Gabriel Orozco ressemble à la figure baudelairienne du chiffonnier, analysée par Walter Benjamin: «Les poètes trouvent le rebut de la société dans la rue et leur sujet héroïque avec lui. Voici un homme chargé de ramasser les débris d’une journée de la capitale». Ses œuvres surprennent par leur profondeur mais aussi par leur simplicité de moyens, qui n’est pas sans rappeler la tradition mexicaine.
Orozco est un artiste qui voit la poésie dans des situations communes et banales, comme le font les cinéastes Jonas Mekas et Chantal Ackerman.
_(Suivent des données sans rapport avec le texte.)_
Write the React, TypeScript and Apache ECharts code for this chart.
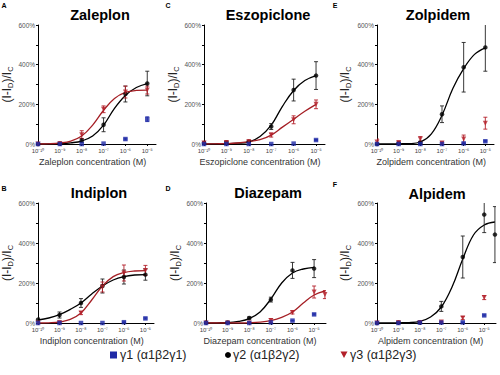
import React, { useEffect, useRef } from "react";
import * as echarts from "echarts";

// ---------- data (exponents of molar concentration, % potentiation) ----------
const EXP6 = [-10, -9, -8, -7, -6, -5];
const EXP7 = [-10, -9, -8, -7, -6, -5, -4.5];
const CURVE_X = [-10, -9.5, -9, -8.5, -8, -7.5, -7, -6.5, -6, -5.5, -5];
const CURVE_X_EXT = [-10, -9.5, -9, -8.5, -8, -7.5, -7, -6.5, -6, -5.5, -5, -4.5];
const X_TICKS = [-10, -9, -8, -7, -6, -5];
const Y_TICKS = [0, 200, 400, 600];

const SERIES_NAMES = ["γ1 (α1β2γ1)", "γ2 (α1β2γ2)", "γ3 (α1β2γ3)"];

// Zaleplon
const zalG1 = [0, 0, 0, 2, 25, 125];
const zalE1 = [0, 0, 0, 0, 4, 12];
const zalG2 = [0, 2, 18, 97, 252, 305];
const zalE2 = [2, 3, 10, 35, 40, 62];
const zalG3 = [0, 3, 47, 175, 262, 272];
const zalE3 = [2, 3, 20, 17, 30, 20];
const zalC2 = [0, 0, 2, 6, 15, 40, 95, 180, 245, 285, 305];
const zalC3 = [0, 1, 5, 15, 40, 95, 170, 230, 260, 270, 272];

// Eszopiclone
const eszG1 = [0, 0, 0, 0, 2, 20];
const eszE1 = [0, 0, 0, 0, 0, 3];
const eszG2 = [5, 8, 12, 88, 272, 345];
const eszE2 = [8, 6, 5, 15, 55, 70];
const eszG3 = [5, 8, 12, 45, 122, 200];
const eszE3 = [8, 6, 5, 10, 20, 22];
const eszC2 = [0, 1, 2, 4, 10, 38, 95, 190, 270, 320, 345];
const eszC3 = [0, 1, 2, 5, 12, 22, 45, 85, 125, 165, 200];

// Zolpidem
const zolG1 = [0, 0, 0, 0, 3, 14];
const zolE1 = [0, 0, 0, 0, 2, 3];
const zolG2 = [0, 3, 8, 150, 387, 487];
const zolE2 = [3, 3, 5, 42, 125, 120];
const zolG3 = [10, 8, 25, 5, 25, 105];
const zolE3 = [15, 5, 12, 5, 20, 30];
const zolC2 = [0, 0, 1, 2, 10, 50, 145, 280, 380, 452, 485];

// Indiplon
const indG1 = [0, 0, 0, 0, 4, 23];
const indE1 = [0, 0, 0, 0, 2, 3];
const indG2 = [17, 40, 100, 185, 230, 242];
const indE2 = [8, 15, 22, 35, 35, 28];
const indG3 = [0, 2, 50, 180, 250, 263];
const indE3 = [2, 3, 8, 25, 40, 25];
const indC2 = [15, 25, 42, 68, 100, 145, 185, 215, 232, 240, 242];
const indC3 = [0, 1, 5, 18, 50, 115, 185, 232, 252, 260, 262];

// Diazepam
const diaG1 = [0, 0, 0, 3, 12, 43, null];
const diaE1 = [0, 0, 0, 0, 2, 3, null];
const diaG2 = [2, 3, 25, 117, 263, 272, null];
const diaE2 = [2, 2, 5, 12, 40, 45, null];
const diaG3 = [0, 0, 0, 12, 53, 155, 142];
const diaE3 = [2, 2, 2, 10, 8, 30, 20];
const diaC2 = [0, 1, 2, 8, 22, 55, 120, 200, 250, 270, 278, null];
const diaC3 = [0, 0, 0, 0, 1, 4, 12, 28, 55, 100, 140, 160];

// Alpidem
const alpG1 = [0, 0, 2, 2, 3, 38, null];
const alpE1 = [0, 0, 0, 0, 2, 3, null];
const alpG2 = [0, 2, 3, 83, 330, 542, 442];
const alpE2 = [2, 2, 2, 25, 105, 90, 140];
const alpG3 = [0, 3, 3, 5, 25, 127, null];
const alpE3 = [2, 2, 2, 3, 8, 10, null];
const alpC2 = [0, 0, 1, 2, 8, 30, 80, 180, 320, 440, 490, 505];

// ---------- styling ----------
const BLUE = "#1f2aa6";
const BLACK = "#000000";
const RED = "#b3202a";
const RED_LINE = "#a51f25";
const FONT = "'Liberation Sans', Arial, sans-serif";

type Panel = {
  title: string;
  letter: string;
  drug: string;
  x: number[];
  g1: (number | null)[]; e1: (number | null)[];
  g2: (number | null)[]; e2: (number | null)[];
  g3: (number | null)[]; e3: (number | null)[];
  cx: number[];
  c2: (number | null)[];
  c3: (number | null)[] | null;
  grid: { left: number; top: number; width: number; height: number };
  max: number;
  titlePos: [number, number];
  letterPos: [number, number];
  nameGap: number;
};

const panels: Panel[] = [
  { title: "Zaleplon", letter: "A", drug: "Zaleplon", x: EXP6, g1: zalG1, e1: zalE1, g2: zalG2, e2: zalE2, g3: zalG3, e3: zalE3, cx: CURVE_X, c2: zalC2, c3: zalC3,
    grid: { left: 38, top: 25, width: 118, height: 119 }, max: -4.6, titlePos: [100, 15], letterPos: [4, 5], nameGap: 20 },
  { title: "Eszopiclone", letter: "C", drug: "Eszopiclone", x: EXP6, g1: eszG1, e1: eszE1, g2: eszG2, e2: eszE2, g3: eszG3, e3: eszE3, cx: CURVE_X, c2: eszC2, c3: eszC3,
    grid: { left: 204, top: 25, width: 121, height: 119 }, max: -4.6, titlePos: [268, 15], letterPos: [168, 5], nameGap: 24 },
  { title: "Zolpidem", letter: "E", drug: "Zolpidem", x: EXP6, g1: zolG1, e1: zolE1, g2: zolG2, e2: zolE2, g3: zolG3, e3: zolE3, cx: CURVE_X, c2: zolC2, c3: null,
    grid: { left: 377, top: 25, width: 117, height: 119 }, max: -4.6, titlePos: [438, 15], letterPos: [335, 5], nameGap: 25 },
  { title: "Indiplon", letter: "B", drug: "Indiplon", x: EXP6, g1: indG1, e1: indE1, g2: indG2, e2: indE2, g3: indG3, e3: indE3, cx: CURVE_X, c2: indC2, c3: indC3,
    grid: { left: 38, top: 203, width: 116, height: 120 }, max: -4.6, titlePos: [99, 193], letterPos: [4, 188], nameGap: 19 },
  { title: "Diazepam", letter: "D", drug: "Diazepam", x: EXP7, g1: diaG1, e1: diaE1, g2: diaG2, e2: diaE2, g3: diaG3, e3: diaE3, cx: CURVE_X_EXT, c2: diaC2, c3: diaC3,
    grid: { left: 206, top: 203, width: 120, height: 120 }, max: -4.45, titlePos: [268, 193], letterPos: [168, 188], nameGap: 24 },
  { title: "Alpidem", letter: "F", drug: "Alpidem", x: EXP7, g1: alpG1, e1: alpE1, g2: alpG2, e2: alpE2, g3: alpG3, e3: alpE3, cx: CURVE_X_EXT, c2: alpC2, c3: null,
    grid: { left: 377, top: 203, width: 119, height: 120 }, max: -4.45, titlePos: [437, 194], letterPos: [335, 184], nameGap: 25 },
];

const SUP: Record<string, string> = {
  "-": "⁻", "0": "⁰", "1": "¹", "2": "²", "3": "³", "4": "⁴",
  "5": "⁵", "6": "⁶", "7": "⁷", "8": "⁸", "9": "⁹",
};
const fmtExp = (v: number) =>
  "10" + String(Math.round(v)).split("").map((c) => SUP[c] || c).join("");

function pts(x: number[], y: (number | null)[]) {
  return x.map((xv, i) => [xv, y[i]]).filter((p) => p[1] !== null && p[1] !== undefined);
}
function errPts(x: number[], y: (number | null)[], e: (number | null)[]) {
  return x
    .map((xv, i) => [xv, y[i], e[i]])
    .filter((p) => p[1] !== null && p[2] !== null && (p[2] as number) > 0);
}

function errorSeries(idx: number, data: any[], color: string) {
  return {
    type: "custom",
    xAxisIndex: idx,
    yAxisIndex: idx,
    clip: true,
    silent: true,
    z: 3,
    data,
    renderItem: (params: any, api: any) => {
      const x = api.value(0);
      const y = api.value(1);
      const e = api.value(2);
      const top = api.coord([x, y + e]);
      const bot = api.coord([x, y - e]);
      const w = 2;
      const st = { stroke: color, lineWidth: 0.9 };
      return {
        type: "group",
        children: [
          { type: "line", shape: { x1: top[0], y1: top[1], x2: bot[0], y2: bot[1] }, style: st },
          { type: "line", shape: { x1: top[0] - w, y1: top[1], x2: top[0] + w, y2: top[1] }, style: st },
          { type: "line", shape: { x1: bot[0] - w, y1: bot[1], x2: bot[0] + w, y2: bot[1] }, style: st },
        ],
      };
    },
  };
}

function buildOption() {
  const grids: any[] = [];
  const xAxes: any[] = [];
  const yAxes: any[] = [];
  const series: any[] = [];
  const graphics: any[] = [];

  panels.forEach((p, i) => {
    grids.push({ ...p.grid, containLabel: false });
    xAxes.push({
      type: "value",
      gridIndex: i,
      min: -10,
      max: p.max,
      interval: 1,
      axisLine: { show: true, onZero: false, lineStyle: { color: "#000", width: 1 } },
      axisTick: { show: true, length: 2, customValues: X_TICKS, lineStyle: { color: "#000" } },
      axisLabel: {
        customValues: X_TICKS,
        formatter: (v: number) => fmtExp(v),
        fontSize: 6,
        color: "#444",
        margin: 4,
        fontFamily: FONT,
      },
      splitLine: { show: false },
    });
    yAxes.push({
      type: "value",
      gridIndex: i,
      min: 0,
      max: 600,
      interval: 100,
      axisLine: { show: true, lineStyle: { color: "#000", width: 1 } },
      axisTick: { show: true, length: 2, lineStyle: { color: "#000" } },
      axisLabel: {
        customValues: Y_TICKS,
        formatter: (v: number) => v + "%",
        fontSize: 6.5,
        color: "#555",
        margin: 3,
        fontFamily: FONT,
      },
      splitLine: { show: false },
      name: "{a|(I-I}{s|D}{a|)/I}{s|C}",
      nameLocation: "middle",
      nameRotate: 90,
      nameGap: p.nameGap,
      nameTextStyle: {
        rich: {
          a: { fontSize: 12, color: "#222", fontFamily: FONT },
          s: { fontSize: 7.5, color: "#222", fontFamily: FONT, padding: [7, 0, 0, 0] },
        },
      },
    });

    // fitted curves
    series.push({
      type: "line", xAxisIndex: i, yAxisIndex: i, data: pts(p.cx, p.c2),
      smooth: 0.4, showSymbol: false, symbol: "none", silent: true, z: 2,
      lineStyle: { color: BLACK, width: 1.3 },
    });
    if (p.c3) {
      series.push({
        type: "line", xAxisIndex: i, yAxisIndex: i, data: pts(p.cx, p.c3),
        smooth: 0.4, showSymbol: false, symbol: "none", silent: true, z: 2,
        lineStyle: { color: RED_LINE, width: 1.3 },
      });
    }
    // error bars
    series.push(errorSeries(i, errPts(p.x, p.g2, p.e2), "#222"));
    series.push(errorSeries(i, errPts(p.x, p.g3, p.e3), RED));
    series.push(errorSeries(i, errPts(p.x, p.g1, p.e1), BLUE));
    // points
    series.push({
      name: SERIES_NAMES[1], type: "scatter", xAxisIndex: i, yAxisIndex: i,
      data: pts(p.x, p.g2), symbol: "circle", symbolSize: 4.5, z: 4,
      itemStyle: { color: BLACK },
    });
    series.push({
      name: SERIES_NAMES[2], type: "scatter", xAxisIndex: i, yAxisIndex: i,
      data: pts(p.x, p.g3), symbol: "triangle", symbolRotate: 180, symbolSize: 5, z: 4,
      itemStyle: { color: RED },
    });
    series.push({
      name: SERIES_NAMES[0], type: "scatter", xAxisIndex: i, yAxisIndex: i,
      data: pts(p.x, p.g1), symbol: "rect", symbolSize: 4.5, z: 5,
      itemStyle: { color: BLUE },
    });

    // titles, letters, x-axis names
    graphics.push({
      type: "text", x: p.titlePos[0], y: p.titlePos[1],
      style: { text: p.title, fontSize: 14.5, fontWeight: "bold", fontFamily: FONT, fill: "#000", align: "center", verticalAlign: "middle" },
    });
    graphics.push({
      type: "text", x: p.letterPos[0], y: p.letterPos[1],
      style: { text: p.letter, fontSize: 7, fontWeight: "bold", fontFamily: FONT, fill: "#000", align: "center", verticalAlign: "middle" },
    });
    graphics.push({
      type: "text",
      x: p.grid.left + (5 * p.grid.width) / (p.max + 10) / 2,
      y: p.grid.top + p.grid.height + 18,
      style: { text: p.drug + " concentration (M)", fontSize: 9, fontFamily: FONT, fill: "#333", align: "center", verticalAlign: "middle" },
    });
  });

  // legend (drawn as graphics for exact placement)
  const LY = 355;
  const legendText = (x: number, t: string) => ({
    type: "text", x, y: LY,
    style: { text: t, fontSize: 12.5, fontFamily: FONT, fill: "#222", align: "left", verticalAlign: "middle" },
  });
  graphics.push({ type: "rect", shape: { x: 110, y: LY - 3.5, width: 7, height: 7 }, style: { fill: BLUE } });
  graphics.push(legendText(120, SERIES_NAMES[0]));
  graphics.push({ type: "circle", shape: { cx: 228, cy: LY, r: 3 }, style: { fill: BLACK } });
  graphics.push(legendText(233, SERIES_NAMES[1]));
  graphics.push({ type: "polygon", shape: { points: [[340.5, LY - 3.5], [347.5, LY - 3.5], [344, LY + 3]] }, style: { fill: RED } });
  graphics.push(legendText(350, SERIES_NAMES[2]));

  return {
    animation: false,
    backgroundColor: "#ffffff",
    grid: grids,
    xAxis: xAxes,
    yAxis: yAxes,
    series,
    graphic: graphics,
  };
}

export default function App() {
  const ref = useRef<HTMLDivElement>(null);
  useEffect(() => {
    if (!ref.current) return;
    const chart = echarts.init(ref.current, undefined, { renderer: "svg" });
    chart.setOption(buildOption() as any);
    return () => chart.dispose();
  }, []);
  return (
    <div
      ref={ref}
      style={{ position: "absolute", left: 0, top: 0, width: 500, height: 375, background: "#fff" }}
    />
  );
}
Comment créer un lien entre marche et mise en images
Des cinéastes comme Jonas Mekas et Chantal Ackerman réalisent leurs films en déplacement. Soit en marchant avec la caméra à la main, comme le fait Mekas, soit avec la caméra fixe, par terre, en attente. Pour Chantal Ackermann le facteur temps est très important. Une fois qu’elle a choisi un endroit pour filmer, elle enregistre pendant des longues minutes sans bouger la caméra, avant de se tourner vers un autre cadre. Elle enregistre ainsi des paysages urbains ou suburbains (D’est) des passants dans la rue, des gens qui attendent le bus, des voyageurs dans une gare. Le temps est donné au spectateur. Elle ne cherche pas à enregistrer des situations extraordinaires, mais au contraire, donne un sens au banal, aux choses sans aucune importance et à côté desquelles on passe sans les percevoir. Ce sont les zones vides des l’existence, les choses que d’habitude on voit pas ou auxquelles on ne fait pas attention.

Ionas Mekas, se promène avec la caméra à la main et filme les personnes ou les lieux sur son chemin. On peut voir que l’image bouge un peu à cause de son mouvement. Ça donne une certaine dynamique à l’image qui se déplace ainsi deux fois: une fois en espace, et une fois par le mouvement du cinéaste. Dans la géographie du réel, intervient le jeu du mouvement et du regard. Mekas enregistre des fragments du réel avec sa caméra, une sorte de journal filmé. Ses films sont aussi comme des fragments de mémoires, mémoires de déplacement.

Masaki Fujiata, l’artiste japonais qui a exposé son œuvre lors de la première conférence Mobilisable, utilise les films enregistrés par ses promeneurs pour ses installations numériques. Le paysage se construit aussi dans la marche.